Benchmarking Performance Gains

Geerling conducted a series of benchmarks to evaluate the performance improvements facilitated by Thunderbolt 5 and RDMA. After enabling RDMA in recovery mode, he utilized open-source tools such as Exo and Llama.cpp to run models across the cluster.

Initial tests with the Qwen3 235B model revealed promising results. On a single node, Llama achieved 20.4 tokens per second, slightly outperforming Exo’s 19.5 tokens per second. However, as additional nodes were incorporated, Exo’s performance scaled significantly:

– Two Nodes: Exo reached 26.2 tokens per second, while Llama decreased to 17.2 tokens per second.

– Four Nodes: Exo achieved 31.9 tokens per second, whereas Llama further declined to 15.2 tokens per second.

Similar trends were observed with the DeepSeek V3.1 671B model:

– Single Node: Exo processed 21.1 tokens per second.

– Two Nodes: Performance increased to 27.8 tokens per second.

– Four Nodes: Exo reached 32.5 tokens per second.

These results underscore the substantial performance gains achievable through RDMA-enabled clustering, particularly as the number of nodes increases.

Addressing Large-Scale Model Challenges

Geerling also tested a one-trillion-parameter model, Kimi K2 Thinking 1T A32B, activating 32 billion parameters at a time—a scale unmanageable by a single Mac Studio with 512GB of memory. Over two nodes, Llama achieved 18.5 tokens per second, while Exo, leveraging RDMA, reached 21.6 tokens per second. With four nodes, Exo’s performance further improved to 28.3 tokens per second.

These findings highlight the potential of Thunderbolt 5 and RDMA to facilitate the processing of exceptionally large models, a critical capability for advancing AI research.

Considerations and Future Prospects

While the benefits are clear, certain considerations remain. The cost of assembling such a cluster may be prohibitive for individual users or small teams, though it represents a reasonable investment for organizations dedicated to AI development. Additionally, some stability issues were noted during high-performance benchmarks, indicating areas for further refinement.

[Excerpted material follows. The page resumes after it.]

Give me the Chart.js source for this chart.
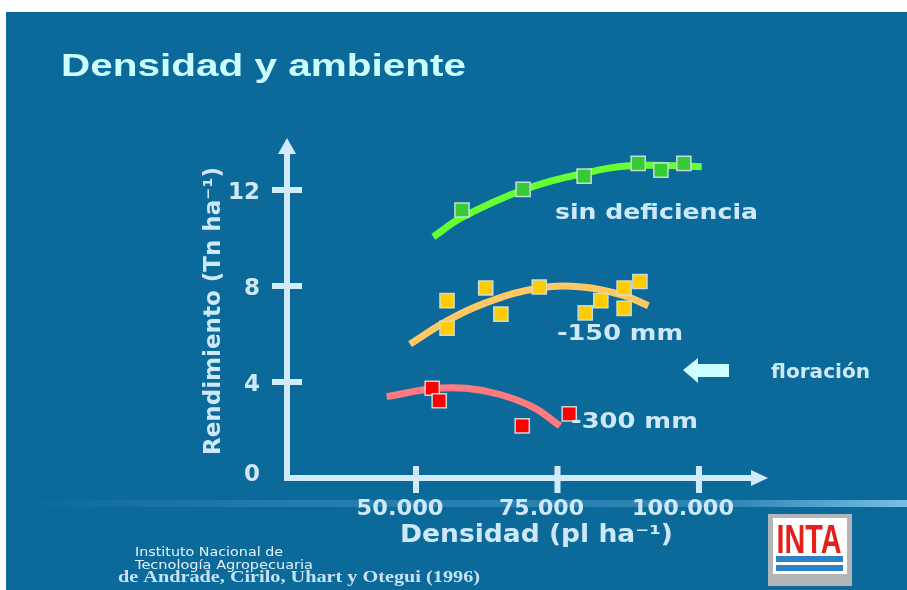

Looking ahead, the anticipated release of M5 Ultra Mac Studios could further enhance machine learning research. These future models are expected to support GPU neural accelerators, providing an additional performance boost. Moreover, extending Thunderbolt 5 connectivity to include SMB Direct could benefit professionals in latency-sensitive and high-bandwidth applications, such as video editing.

Conclusion

Apple’s integration of Thunderbolt 5 and RDMA in macOS Tahoe 26.2 marks a significant advancement in Mac cluster computing. By enabling efficient memory pooling and high-speed inter-device communication, these technologies empower AI researchers to tackle larger and more complex models than ever before. As the landscape of machine learning continues to evolve, such innovations will be instrumental in driving progress and unlocking new possibilities.